• **EXERCISE**
Copy the data precisely, character for character, and leave out every picture.
## start PROVIDED DATA
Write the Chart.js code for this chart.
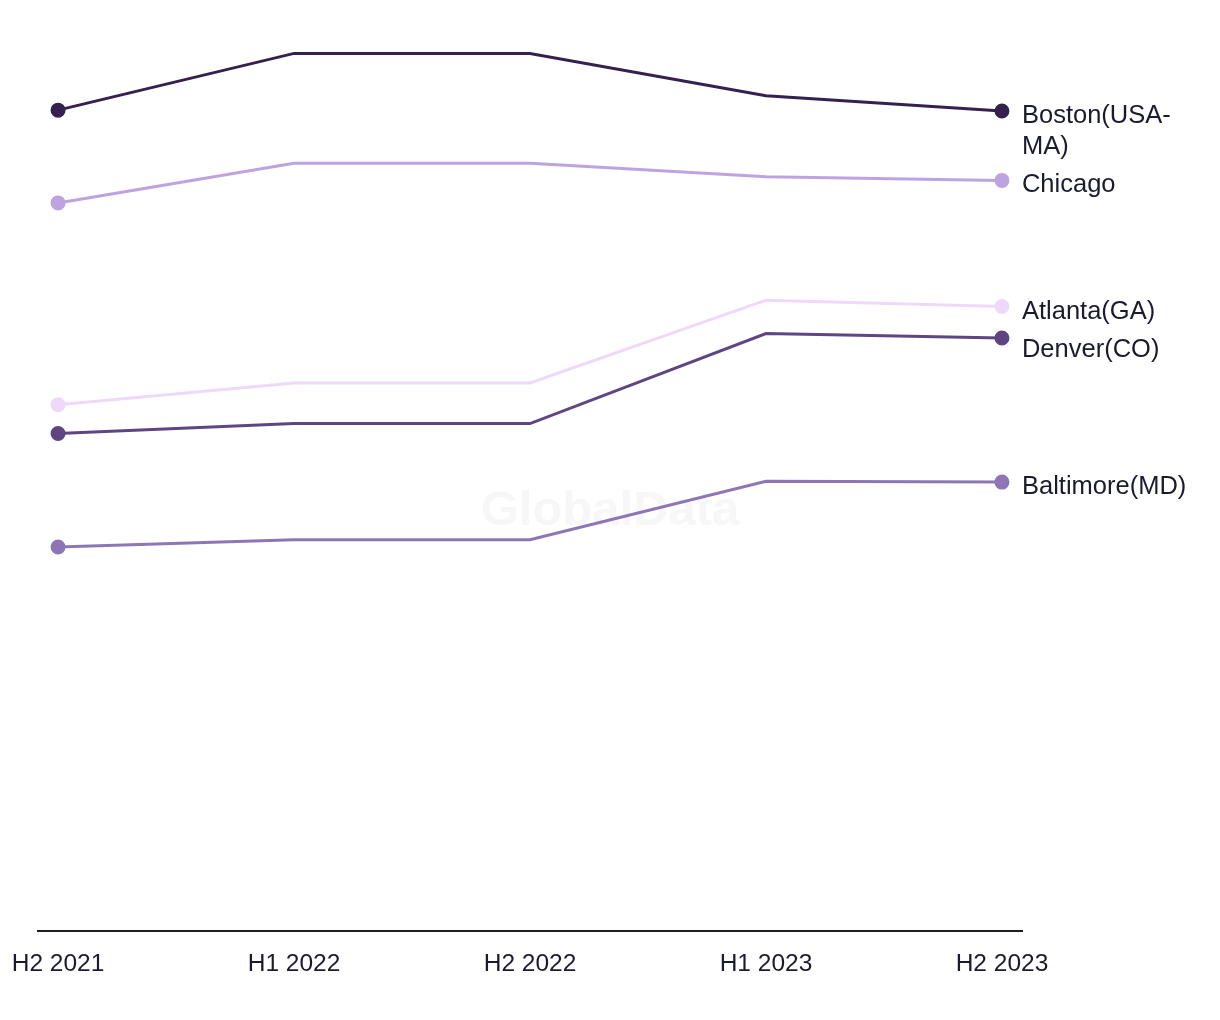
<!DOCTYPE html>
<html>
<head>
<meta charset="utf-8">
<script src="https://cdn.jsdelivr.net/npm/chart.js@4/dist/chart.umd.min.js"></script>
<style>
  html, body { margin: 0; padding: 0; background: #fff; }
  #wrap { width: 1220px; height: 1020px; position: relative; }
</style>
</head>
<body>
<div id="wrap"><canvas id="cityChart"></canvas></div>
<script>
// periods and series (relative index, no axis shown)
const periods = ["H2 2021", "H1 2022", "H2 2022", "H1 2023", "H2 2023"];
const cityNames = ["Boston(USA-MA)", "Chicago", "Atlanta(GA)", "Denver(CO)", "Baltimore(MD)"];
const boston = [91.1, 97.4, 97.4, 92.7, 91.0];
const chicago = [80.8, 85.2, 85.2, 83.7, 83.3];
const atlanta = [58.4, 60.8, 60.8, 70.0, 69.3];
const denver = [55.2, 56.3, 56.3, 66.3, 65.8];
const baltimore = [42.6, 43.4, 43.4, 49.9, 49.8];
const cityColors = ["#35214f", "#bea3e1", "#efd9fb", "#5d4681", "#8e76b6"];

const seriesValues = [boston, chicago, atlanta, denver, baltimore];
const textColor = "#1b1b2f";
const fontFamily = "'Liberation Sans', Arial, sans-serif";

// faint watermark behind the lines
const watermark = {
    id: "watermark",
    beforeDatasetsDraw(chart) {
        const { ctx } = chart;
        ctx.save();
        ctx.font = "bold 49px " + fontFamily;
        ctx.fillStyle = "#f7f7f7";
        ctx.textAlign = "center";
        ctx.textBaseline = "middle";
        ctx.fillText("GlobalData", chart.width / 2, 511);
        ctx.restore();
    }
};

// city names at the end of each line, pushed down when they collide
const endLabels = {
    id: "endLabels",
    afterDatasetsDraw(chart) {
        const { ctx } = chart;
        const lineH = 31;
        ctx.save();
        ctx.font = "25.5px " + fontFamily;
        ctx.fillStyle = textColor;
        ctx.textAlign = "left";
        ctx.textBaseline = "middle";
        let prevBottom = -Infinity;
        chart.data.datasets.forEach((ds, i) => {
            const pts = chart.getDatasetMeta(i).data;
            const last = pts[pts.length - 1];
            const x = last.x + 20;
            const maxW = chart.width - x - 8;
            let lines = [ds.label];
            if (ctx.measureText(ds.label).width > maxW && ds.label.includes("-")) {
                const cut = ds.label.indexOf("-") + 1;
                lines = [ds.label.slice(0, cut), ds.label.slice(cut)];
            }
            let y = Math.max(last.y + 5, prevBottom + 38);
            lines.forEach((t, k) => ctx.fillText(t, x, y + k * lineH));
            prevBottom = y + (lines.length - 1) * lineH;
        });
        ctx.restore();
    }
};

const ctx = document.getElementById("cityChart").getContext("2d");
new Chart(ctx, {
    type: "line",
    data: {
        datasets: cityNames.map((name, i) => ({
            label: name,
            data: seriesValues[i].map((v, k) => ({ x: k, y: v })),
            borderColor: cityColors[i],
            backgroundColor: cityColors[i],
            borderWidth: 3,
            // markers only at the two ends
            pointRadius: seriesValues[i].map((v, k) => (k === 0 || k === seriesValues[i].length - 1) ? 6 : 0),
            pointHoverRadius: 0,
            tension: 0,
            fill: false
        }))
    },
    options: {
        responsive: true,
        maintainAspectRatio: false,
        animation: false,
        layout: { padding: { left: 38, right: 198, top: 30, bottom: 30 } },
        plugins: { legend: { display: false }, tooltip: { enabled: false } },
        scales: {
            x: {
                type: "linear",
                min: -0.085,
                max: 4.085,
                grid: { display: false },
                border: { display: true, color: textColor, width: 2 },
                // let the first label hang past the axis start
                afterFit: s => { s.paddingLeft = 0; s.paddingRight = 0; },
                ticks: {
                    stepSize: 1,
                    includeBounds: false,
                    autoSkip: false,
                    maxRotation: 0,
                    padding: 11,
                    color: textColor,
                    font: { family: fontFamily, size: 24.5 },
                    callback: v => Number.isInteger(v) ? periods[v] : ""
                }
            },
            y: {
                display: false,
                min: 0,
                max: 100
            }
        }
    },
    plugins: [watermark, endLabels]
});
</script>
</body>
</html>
## end PROVIDED DATA
• **SOLUTION**
Write the Chart.js code for this chart.
<!DOCTYPE html>
<html>
<head>
<meta charset="utf-8">
<script src="https://cdn.jsdelivr.net/npm/chart.js@4/dist/chart.umd.min.js"></script>
<style>
  html, body { margin: 0; padding: 0; background: #fff; }
  #wrap { width: 1220px; height: 1020px; position: relative; }
</style>
</head>
<body>
<div id="wrap"><canvas id="cityChart"></canvas></div>
<script>
// periods and series (relative index, no axis shown)
const periods = ["H2 2021", "H1 2022", "H2 2022", "H1 2023", "H2 2023"];
const cityNames = ["Boston(USA-MA)", "Chicago", "Atlanta(GA)", "Denver(CO)", "Baltimore(MD)"];
const boston = [91.1, 97.4, 97.4, 92.7, 91.0];
const chicago = [80.8, 85.2, 85.2, 83.7, 83.3];
const atlanta = [58.4, 60.8, 60.8, 70.0, 69.3];
const denver = [55.2, 56.3, 56.3, 66.3, 65.8];
const baltimore = [42.6, 43.4, 43.4, 49.9, 49.8];
const cityColors = ["#35214f", "#bea3e1", "#efd9fb", "#5d4681", "#8e76b6"];

const seriesValues = [boston, chicago, atlanta, denver, baltimore];
const textColor = "#1b1b2f";
const fontFamily = "'Liberation Sans', Arial, sans-serif";

// faint watermark behind the lines
const watermark = {
    id: "watermark",
    beforeDatasetsDraw(chart) {
        const { ctx } = chart;
        ctx.save();
        ctx.font = "bold 49px " + fontFamily;
        ctx.fillStyle = "#f7f7f7";
        ctx.textAlign = "center";
        ctx.textBaseline = "middle";
        ctx.fillText("GlobalData", chart.width / 2, 511);
        ctx.restore();
    }
};

// city names at the end of each line, pushed down when they collide
const endLabels = {
    id: "endLabels",
    afterDatasetsDraw(chart) {
        const { ctx } = chart;
        const lineH = 31;
        ctx.save();
        ctx.font = "25.5px " + fontFamily;
        ctx.fillStyle = textColor;
        ctx.textAlign = "left";
        ctx.textBaseline = "middle";
        let prevBottom = -Infinity;
        chart.data.datasets.forEach((ds, i) => {
            const pts = chart.getDatasetMeta(i).data;
            const last = pts[pts.length - 1];
            const x = last.x + 20;
            const maxW = chart.width - x - 8;
            let lines = [ds.label];
            if (ctx.measureText(ds.label).width > maxW && ds.label.includes("-")) {
                const cut = ds.label.indexOf("-") + 1;
                lines = [ds.label.slice(0, cut), ds.label.slice(cut)];
            }
            let y = Math.max(last.y + 5, prevBottom + 38);
            lines.forEach((t, k) => ctx.fillText(t, x, y + k * lineH));
            prevBottom = y + (lines.length - 1) * lineH;
        });
        ctx.restore();
    }
};

const ctx = document.getElementById("cityChart").getContext("2d");
new Chart(ctx, {
    type: "line",
    data: {
        datasets: cityNames.map((name, i) => ({
            label: name,
            data: seriesValues[i].map((v, k) => ({ x: k, y: v })),
            borderColor: cityColors[i],
            backgroundColor: cityColors[i],
            borderWidth: 3,
            // markers only at the two ends
            pointRadius: seriesValues[i].map((v, k) => (k === 0 || k === seriesValues[i].length - 1) ? 6 : 0),
            pointHoverRadius: 0,
            tension: 0,
            fill: false
        }))
    },
    options: {
        responsive: true,
        maintainAspectRatio: false,
        animation: false,
        layout: { padding: { left: 38, right: 198, top: 30, bottom: 30 } },
        plugins: { legend: { display: false }, tooltip: { enabled: false } },
        scales: {
            x: {
                type: "linear",
                min: -0.085,
                max: 4.085,
                grid: { display: false },
                border: { display: true, color: textColor, width: 2 },
                // let the first label hang past the axis start
                afterFit: s => { s.paddingLeft = 0; s.paddingRight = 0; },
                ticks: {
                    stepSize: 1,
                    includeBounds: false,
                    autoSkip: false,
                    maxRotation: 0,
                    padding: 11,
                    color: textColor,
                    font: { family: fontFamily, size: 24.5 },
                    callback: v => Number.isInteger(v) ? periods[v] : ""
                }
            },
            y: {
                display: false,
                min: 0,
                max: 100
            }
        }
    },
    plugins: [watermark, endLabels]
});
</script>
</body>
</html>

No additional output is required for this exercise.